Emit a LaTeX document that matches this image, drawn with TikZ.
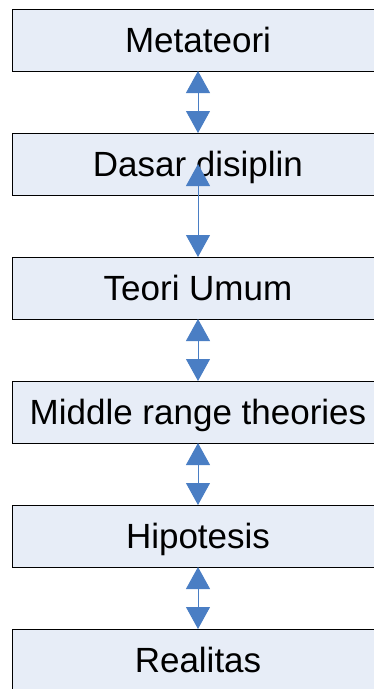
\documentclass[tikz,border=0pt]{standalone}
\usepackage{fontspec}
\setmainfont{Liberation Sans}
\usetikzlibrary{positioning}
\usetikzlibrary{arrows.meta}
\definecolor{boxfill}{HTML}{E7EDF7}
\definecolor{arrblue}{HTML}{4A7EC4}
\tikzset{lvl/.style={draw=black, line width=0.8pt, fill=boxfill, minimum width=372pt, minimum height=62pt, inner sep=0pt, outer sep=0pt, text height=25pt, text depth=0pt, font=\fontsize{35}{40}\selectfont}}
\tikzset{dbl/.style={arrblue, line width=1pt, {Triangle[width=24pt,length=22pt]}-{Triangle[width=24pt,length=22pt]}}}

\begin{document}
\begin{tikzpicture}
        \useasboundingbox (0,0) rectangle (374pt,-689pt);

        \node[lvl, anchor=north west] (meta) at (12pt,-9pt) {Metateori};
        \node[lvl, below=62pt of meta] (dasar) {Dasar disiplin};
        \node[lvl, below=62pt of dasar] (teori) {Teori Umum};
        \node[lvl, below=62pt of teori] (middle) {Middle range theories};
        \node[lvl, below=62pt of middle] (hipo) {Hipotesis};
        \node[lvl, below=62pt of hipo] (real) {Realitas};

        \draw[dbl] (meta) -- (dasar);
        \draw[dbl] (dasar.center) -- (teori);
        \draw[dbl] (teori) -- (middle);
        \draw[dbl] (middle) -- (hipo);
        \draw[dbl] (hipo) -- (real);

    \end{tikzpicture}
\end{document}
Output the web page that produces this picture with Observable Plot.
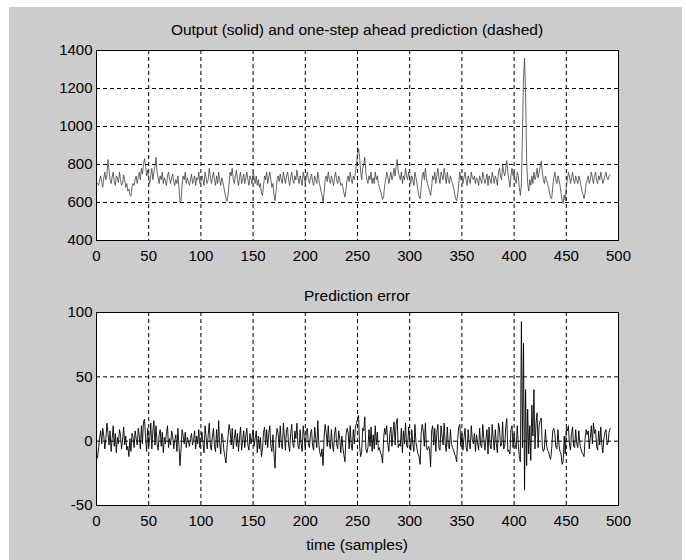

• • •

_WRITTEN INSTRUCTION_:
Without the pictures, restate all of the entries above verbatim.

_SOLUTION TO THE EXERCISE_:
Emit a LaTeX document that matches this image, drawn with TikZ.
\documentclass[tikz,border=0pt]{standalone}
\usepackage{fontspec}
\setmainfont{Liberation Sans}
\usetikzlibrary{positioning}
\usetikzlibrary{arrows.meta}
\definecolor{boxfill}{HTML}{E7EDF7}
\definecolor{arrblue}{HTML}{4A7EC4}
\tikzset{lvl/.style={draw=black, line width=0.8pt, fill=boxfill, minimum width=372pt, minimum height=62pt, inner sep=0pt, outer sep=0pt, text height=25pt, text depth=0pt, font=\fontsize{35}{40}\selectfont}}
\tikzset{dbl/.style={arrblue, line width=1pt, {Triangle[width=24pt,length=22pt]}-{Triangle[width=24pt,length=22pt]}}}

\begin{document}
\begin{tikzpicture}
        \useasboundingbox (0,0) rectangle (374pt,-689pt);

        \node[lvl, anchor=north west] (meta) at (12pt,-9pt) {Metateori};
        \node[lvl, below=62pt of meta] (dasar) {Dasar disiplin};
        \node[lvl, below=62pt of dasar] (teori) {Teori Umum};
        \node[lvl, below=62pt of teori] (middle) {Middle range theories};
        \node[lvl, below=62pt of middle] (hipo) {Hipotesis};
        \node[lvl, below=62pt of hipo] (real) {Realitas};

        \draw[dbl] (meta) -- (dasar);
        \draw[dbl] (dasar.center) -- (teori);
        \draw[dbl] (teori) -- (middle);
        \draw[dbl] (middle) -- (hipo);
        \draw[dbl] (hipo) -- (real);

    \end{tikzpicture}
\end{document}
Output the web page that produces this picture with Observable Plot.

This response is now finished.